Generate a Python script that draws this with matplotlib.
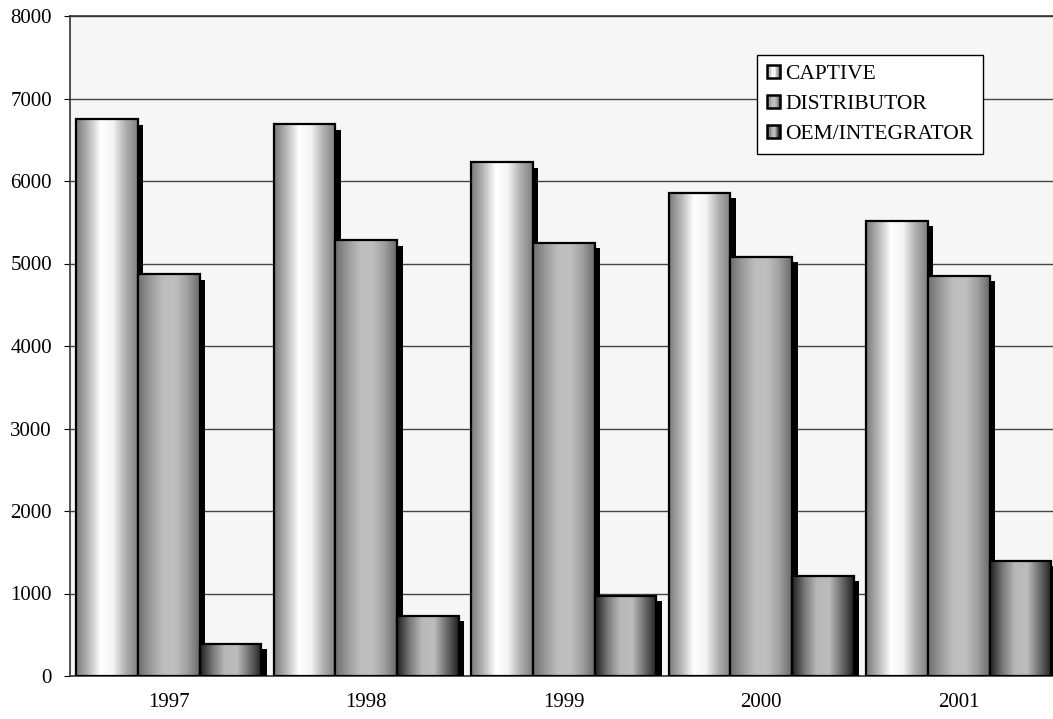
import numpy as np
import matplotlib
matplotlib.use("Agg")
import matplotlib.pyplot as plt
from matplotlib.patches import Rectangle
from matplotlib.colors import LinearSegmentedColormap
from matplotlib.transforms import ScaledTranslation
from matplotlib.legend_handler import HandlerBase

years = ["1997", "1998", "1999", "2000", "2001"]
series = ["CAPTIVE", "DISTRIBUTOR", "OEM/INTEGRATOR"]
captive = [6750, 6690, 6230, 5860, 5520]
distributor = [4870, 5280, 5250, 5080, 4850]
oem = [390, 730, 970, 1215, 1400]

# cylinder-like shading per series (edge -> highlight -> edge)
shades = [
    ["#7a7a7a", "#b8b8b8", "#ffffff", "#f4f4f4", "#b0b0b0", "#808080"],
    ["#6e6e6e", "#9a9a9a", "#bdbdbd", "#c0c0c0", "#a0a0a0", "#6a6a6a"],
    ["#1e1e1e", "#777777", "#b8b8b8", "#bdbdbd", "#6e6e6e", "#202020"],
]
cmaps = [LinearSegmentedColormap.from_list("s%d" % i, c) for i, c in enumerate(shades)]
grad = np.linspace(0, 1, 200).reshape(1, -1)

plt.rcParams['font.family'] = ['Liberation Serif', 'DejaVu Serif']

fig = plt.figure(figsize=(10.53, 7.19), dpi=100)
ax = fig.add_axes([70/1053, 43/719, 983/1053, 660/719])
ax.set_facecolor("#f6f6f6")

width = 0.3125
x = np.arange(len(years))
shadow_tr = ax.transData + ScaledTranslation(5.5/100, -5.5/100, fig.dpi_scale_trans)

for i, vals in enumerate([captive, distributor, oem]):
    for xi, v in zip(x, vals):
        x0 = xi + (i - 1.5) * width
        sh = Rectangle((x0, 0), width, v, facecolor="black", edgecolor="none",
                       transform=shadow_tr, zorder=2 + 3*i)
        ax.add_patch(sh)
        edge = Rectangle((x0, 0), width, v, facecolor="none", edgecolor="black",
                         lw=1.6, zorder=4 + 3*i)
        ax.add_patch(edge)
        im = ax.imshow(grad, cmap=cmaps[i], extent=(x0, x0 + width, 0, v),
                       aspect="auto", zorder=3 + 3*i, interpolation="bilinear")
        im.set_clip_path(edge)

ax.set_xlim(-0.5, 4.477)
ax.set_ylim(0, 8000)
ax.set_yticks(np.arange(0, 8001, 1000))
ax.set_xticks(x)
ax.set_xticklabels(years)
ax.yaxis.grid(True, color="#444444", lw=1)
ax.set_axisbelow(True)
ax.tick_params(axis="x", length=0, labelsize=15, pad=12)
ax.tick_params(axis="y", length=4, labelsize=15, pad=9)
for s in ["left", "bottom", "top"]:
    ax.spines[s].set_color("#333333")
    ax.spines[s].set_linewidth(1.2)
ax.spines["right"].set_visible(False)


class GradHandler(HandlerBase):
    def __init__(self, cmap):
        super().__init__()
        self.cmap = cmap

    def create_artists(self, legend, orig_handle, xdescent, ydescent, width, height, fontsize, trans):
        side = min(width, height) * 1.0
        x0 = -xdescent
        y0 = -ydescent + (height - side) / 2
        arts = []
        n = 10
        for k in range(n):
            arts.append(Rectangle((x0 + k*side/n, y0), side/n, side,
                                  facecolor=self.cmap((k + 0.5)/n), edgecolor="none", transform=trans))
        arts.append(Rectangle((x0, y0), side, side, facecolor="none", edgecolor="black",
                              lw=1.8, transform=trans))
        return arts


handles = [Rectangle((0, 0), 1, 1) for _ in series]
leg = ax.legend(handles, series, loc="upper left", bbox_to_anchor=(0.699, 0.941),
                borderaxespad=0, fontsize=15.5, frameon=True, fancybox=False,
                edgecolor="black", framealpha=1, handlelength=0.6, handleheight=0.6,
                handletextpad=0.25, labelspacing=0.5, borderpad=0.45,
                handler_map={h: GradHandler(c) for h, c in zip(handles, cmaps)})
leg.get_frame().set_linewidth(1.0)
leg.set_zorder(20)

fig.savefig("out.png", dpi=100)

## Work to complete
Track down every line holding the string "matplotlib" and copy it.

## Result for this exercise
Generate a Python script that draws this with matplotlib.
import matplotlib
matplotlib.use("Agg")
import matplotlib.pyplot as plt
from matplotlib.patches import Rectangle
from matplotlib.colors import LinearSegmentedColormap
from matplotlib.transforms import ScaledTranslation
from matplotlib.legend_handler import HandlerBase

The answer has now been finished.